2.   Mare 14h coloured cob (Black and White).  4 yrs old. Black head with a white blaze extending from forehead to and including the muzzle.  Black mark just below left nostril.  Full white mane, Black chest Right side all white  with the exception of a lareg black mark covering half of hind quarter and extending quarter way alond belly (this mark does not fully extend onto its back. Left side large black mark on rear hind quarter not quite onto back extending along the lower part of belly to and including the rear of fron leg.  All legs white with the exception of the rear top of the front right.  Full white feathering, Full black tail.  This mare had three shoes on when stolen.


----------



## PeterNatt (3 August 2006)

Stolen 31.07/01.08.2006 from Stainforth at Doncaster -

25+ year old mare called BABE, light palamino, 12.1 hands with white blaze. Not shod. Has marble size growth on rear quarters.
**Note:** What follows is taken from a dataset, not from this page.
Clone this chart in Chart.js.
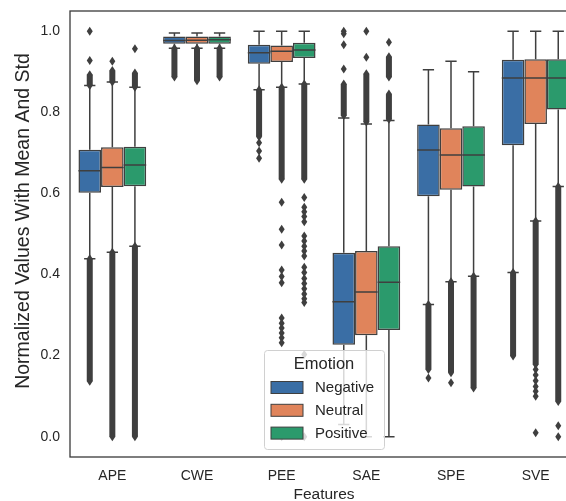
<!DOCTYPE html>
<html>
<head>
<meta charset="utf-8">
<script src="https://cdn.jsdelivr.net/npm/chart.js@4/dist/chart.umd.min.js"></script>
<style>
  html, body { margin: 0; padding: 0; overflow: hidden; background: #fff; }
  #wrap { width: 578px; height: 501px; }
</style>
</head>
<body>
<div id="wrap"><canvas id="boxChart"></canvas></div>
<script>
// Data

const features = ['APE', 'CWE', 'PEE', 'SAE', 'SPE', 'SVE']
const emotions = ['Negative', 'Neutral', 'Positive']
const yTicks = [0.0, 0.2, 0.4, 0.6, 0.8, 1.0]

// Negative
const negLow  = [0.439, 0.958, 0.856, 0.030, 0.326, 0.405]
const negQ1   = [0.602, 0.969, 0.920, 0.227, 0.593, 0.719]
const negMed  = [0.656, 0.977, 0.947, 0.333, 0.707, 0.885]
const negQ3   = [0.708, 0.987, 0.967, 0.454, 0.770, 0.930]
const negHigh = [0.866, 0.996, 1.000, 0.786, 0.905, 1.000]
// dense runs of outliers [from, to] and single outliers
const negBands = [
    [[0.137, 0.439], [0.866, 0.893]],
    [[0.887, 0.958]],
    [[0.740, 0.856]],
    [[0.792, 0.870]],
    [[0.166, 0.326]],
    [[0.199, 0.405]]
]
const negPoints = [
    [0.928, 1.0],
    [],
    [0.725, 0.705, 0.687],
    [0.907, 0.967, 0.994, 1.0],
    [0.145],
    []
]

// Neutral
const neuLow  = [0.455, 0.958, 0.862, 0.000, 0.382, 0.532]
const neuQ1   = [0.616, 0.969, 0.924, 0.250, 0.609, 0.771]
const neuMed  = [0.664, 0.978, 0.951, 0.357, 0.695, 0.885]
const neuQ3   = [0.714, 0.987, 0.965, 0.458, 0.761, 0.931]
const neuHigh = [0.875, 0.996, 1.000, 0.771, 0.926, 1.000]
const neuBands = [
    [[0.0, 0.455], [0.875, 0.903]],
    [[0.878, 0.958]],
    [[0.635, 0.862]],
    [[0.776, 0.895]],
    [[0.158, 0.382]],
    [[0.178, 0.532]]
]
const neuPoints = [
    [0.926],
    [],
    [0.578, 0.512, 0.473, 0.411, 0.395, 0.380, 0.293, 0.280, 0.268, 0.256, 0.244, 0.232, 0.0],
    [0.936, 1.0],
    [0.133],
    [0.166, 0.152, 0.138, 0.124, 0.112, 0.100, 0.010]
]

// Positive
const posLow  = [0.470, 0.958, 0.870, 0.000, 0.396, 0.617]
const posQ1   = [0.618, 0.969, 0.934, 0.263, 0.617, 0.807]
const posMed  = [0.670, 0.979, 0.954, 0.381, 0.695, 0.885]
const posQ3   = [0.715, 0.987, 0.972, 0.470, 0.766, 0.931]
const posHigh = [0.862, 0.996, 1.000, 0.780, 0.900, 1.000]
const posBands = [
    [[0.0, 0.470], [0.862, 0.897]],
    [[0.887, 0.958]],
    [[0.635, 0.870]],
    [[0.783, 0.845], [0.887, 0.937]],
    [[0.120, 0.396]],
    [[0.087, 0.617]]
]
const posPoints = [
    [0.957],
    [],
    [0.590, 0.566, 0.555, 0.543, 0.530, 0.495, 0.483, 0.470, 0.458, 0.446,
     0.418, 0.405, 0.390, 0.378, 0.365, 0.352, 0.340, 0.331, 0.203, 0.0],
    [0.973],
    [],
    [0.027, 0.0]
]

const colors = ['#3a6ea5', '#e0845b', '#2b9a6c']
const lineGray = '#3f3f3f'
const textGray = '#262626'
const font = "'Liberation Sans', Arial, sans-serif"
const yTitle = 'Normalized Values With Mean And Std'

const stats = [
    { low: negLow, q1: negQ1, med: negMed, q3: negQ3, high: negHigh, bands: negBands, points: negPoints },
    { low: neuLow, q1: neuQ1, med: neuMed, q3: neuQ3, high: neuHigh, bands: neuBands, points: neuPoints },
    { low: posLow, q1: posQ1, med: posMed, q3: posQ3, high: posHigh, bands: posBands, points: posPoints }
]

function diamond(ctx, x, y) {
    ctx.beginPath()
    ctx.moveTo(x, y - 4.5)
    ctx.lineTo(x + 3, y)
    ctx.lineTo(x, y + 4.5)
    ctx.lineTo(x - 3, y)
    ctx.closePath()
    ctx.fill()
}

// whiskers, caps, medians and outliers on top of the floating bars
const boxParts = {
    id: 'boxParts',
    afterDatasetsDraw(chart) {
        const ctx = chart.ctx
        const y = chart.scales.y
        const area = chart.chartArea
        ctx.save()
        ctx.beginPath()
        ctx.rect(area.left, area.top, area.right - area.left, area.bottom - area.top)
        ctx.clip()
        ctx.strokeStyle = lineGray
        ctx.fillStyle = lineGray
        ctx.lineWidth = 1.5
        stats.forEach((s, d) => {
            chart.getDatasetMeta(d).data.forEach((bar, i) => {
                const x = bar.x
                const w = bar.width
                const cap = w / 4
                ctx.beginPath()
                ctx.moveTo(x, y.getPixelForValue(s.q3[i]))
                ctx.lineTo(x, y.getPixelForValue(s.high[i]))
                ctx.moveTo(x, y.getPixelForValue(s.q1[i]))
                ctx.lineTo(x, y.getPixelForValue(s.low[i]))
                ctx.moveTo(x - cap, y.getPixelForValue(s.high[i]))
                ctx.lineTo(x + cap, y.getPixelForValue(s.high[i]))
                ctx.moveTo(x - cap, y.getPixelForValue(s.low[i]))
                ctx.lineTo(x + cap, y.getPixelForValue(s.low[i]))
                ctx.moveTo(x - w / 2, y.getPixelForValue(s.med[i]))
                ctx.lineTo(x + w / 2, y.getPixelForValue(s.med[i]))
                ctx.stroke()

                s.bands[i].forEach(b => {
                    const y0 = y.getPixelForValue(b[1])
                    const y1 = y.getPixelForValue(b[0])
                    ctx.fillRect(x - 3, y0, 6, y1 - y0)
                    diamond(ctx, x, y0)
                    diamond(ctx, x, y1)
                })
                s.points[i].forEach(v => diamond(ctx, x, y.getPixelForValue(v)))
            })
        })
        ctx.restore()

        // spines
        ctx.save()
        ctx.strokeStyle = '#3a3a3a'
        ctx.lineWidth = 1.3
        ctx.strokeRect(area.left, area.top, area.right - area.left, area.bottom - area.top)
        ctx.restore()

        // y axis title (sits a little above the axis centre in the original)
        ctx.save()
        ctx.translate(24, area.top + (area.bottom - area.top) / 2 - 13)
        ctx.rotate(-Math.PI / 2)
        ctx.fillStyle = textGray
        ctx.font = '19.5px ' + font
        ctx.textAlign = 'center'
        ctx.textBaseline = 'middle'
        ctx.fillText(yTitle, 0, 0)
        ctx.restore()
    }
}

const emotionLegend = {
    id: 'emotionLegend',
    afterDraw(chart) {
        const ctx = chart.ctx
        const left = 264, top = 350, w = 120, h = 99
        ctx.save()
        ctx.fillStyle = 'rgba(255,255,255,0.8)'
        ctx.strokeStyle = '#d0d0d0'
        ctx.lineWidth = 1
        ctx.beginPath()
        ctx.roundRect(left + 0.5, top + 0.5, w, h, 3)
        ctx.fill()
        ctx.stroke()

        ctx.fillStyle = textGray
        ctx.textBaseline = 'middle'
        ctx.textAlign = 'center'
        ctx.font = '16.5px ' + font
        ctx.fillText('Emotion', left + w / 2, top + 14)

        ctx.textAlign = 'left'
        ctx.font = '15px ' + font
        emotions.forEach((e, k) => {
            const cy = top + 37.5 + k * 22.8
            ctx.fillStyle = colors[k]
            ctx.fillRect(left + 7, cy - 6, 32, 12)
            ctx.strokeStyle = lineGray
            ctx.lineWidth = 1
            ctx.strokeRect(left + 7, cy - 6, 32, 12)
            ctx.fillStyle = textGray
            ctx.fillText(e, left + 51, cy + 0.5)
        })
        ctx.restore()
    }
}

new Chart(document.getElementById('boxChart'), {
    type: 'bar',
    data: {
        labels: features,
        datasets: stats.map((s, d) => ({
            label: emotions[d],
            data: features.map((f, i) => [s.q1[i], s.q3[i]]),
            backgroundColor: colors[d],
            borderColor: lineGray,
            borderWidth: 1.5,
            borderSkipped: false,
            categoryPercentage: 0.8,
            barPercentage: 1.0
        }))
    },
    options: {
        responsive: true,
        maintainAspectRatio: false,
        animation: false,
        layout: { padding: { top: 11, left: 0, right: 0, bottom: 0 } },
        plugins: {
            legend: { display: false },
            tooltip: { enabled: false }
        },
        scales: {
            x: {
                grid: { display: false, drawTicks: false },
                border: { display: false },
                ticks: { color: textGray, font: { family: font, size: 14 }, padding: 11 },
                title: {
                    display: true, text: 'Features', color: textGray,
                    font: { family: font, size: 15.5 }, padding: { top: 0, bottom: -3 }
                },
                afterFit(scale) {
                    scale.height = 44
                    scale.paddingLeft = 0
                    scale.paddingRight = 0
                }
            },
            y: {
                min: -0.05,
                max: 1.05,
                grid: { display: false, drawTicks: false },
                border: { display: false },
                afterBuildTicks(scale) { scale.ticks = yTicks.map(v => ({ value: v })) },
                ticks: {
                    color: textGray, font: { family: font, size: 14 }, padding: 10,
                    callback: v => Number(v).toFixed(1)
                },
                title: { display: false },
                afterFit(scale) {
                    scale.width = 70
                    scale.paddingTop = 0
                    scale.paddingBottom = 0
                }
            }
        }
    },
    plugins: [boxParts, emotionLegend]
})
</script>
</body>
</html>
Underweight. Snarls at people.

Owner fears she maybe sold onto a "knacker man" in the very near future.

An attempt was made to steal two other ponies from the same location, but this proved difficult and they were left loose on the road.

Mare was transported in stolen white trailer with "Valet Express" on it.


----------



## PeterNatt (4 August 2006)

I HAVE JUST HAD A TELEPHONE CALL FROM A LADY WHO HAS HAD A HORSE STOLEN
FROM THE ST MICHAEL'S / HIGH HALDEN AREA OF MAIDSTONE.

The horse is a 15.2hh thoroughbred chestnut gelding with two white socks
on his hind legs,

3 years old.

This horse is NOT freezemarked but is microchipped and so if found can
be identified.

It was in its field last night but had gone this morning.

A photo is being sent through to me so as soon as I have this I will
post it on the Kent Horsewatch website.

If you have any information on this theft / missing horse please contact
me immediately.

Thank you.


----------



## the watcher (24 August 2006)

Police are appealing to the public for help in tracing those responsible for stealing a horse drawn carriage worth several thousand pounds from a farm in Andoversford, near Cheltenham.
The two axle, four-wheel Bennington pony carriage, which is valued at around £7,500, was stolen from the farm between 11.30am and mid-day on Tuesday August 22.
Between these times a Royal blue Ford Transit type van, with panel sides and two heavily tinted rear windows, parked near the premises and two men got out.
They opened a gate leading to a yard and wheeled the carriage to the back of the van, physically lifting it inside the rear compartment before driving off.
One of the men has been described as white with a slim build and short, brown hair. He was wearing jeans and a red and white striped top.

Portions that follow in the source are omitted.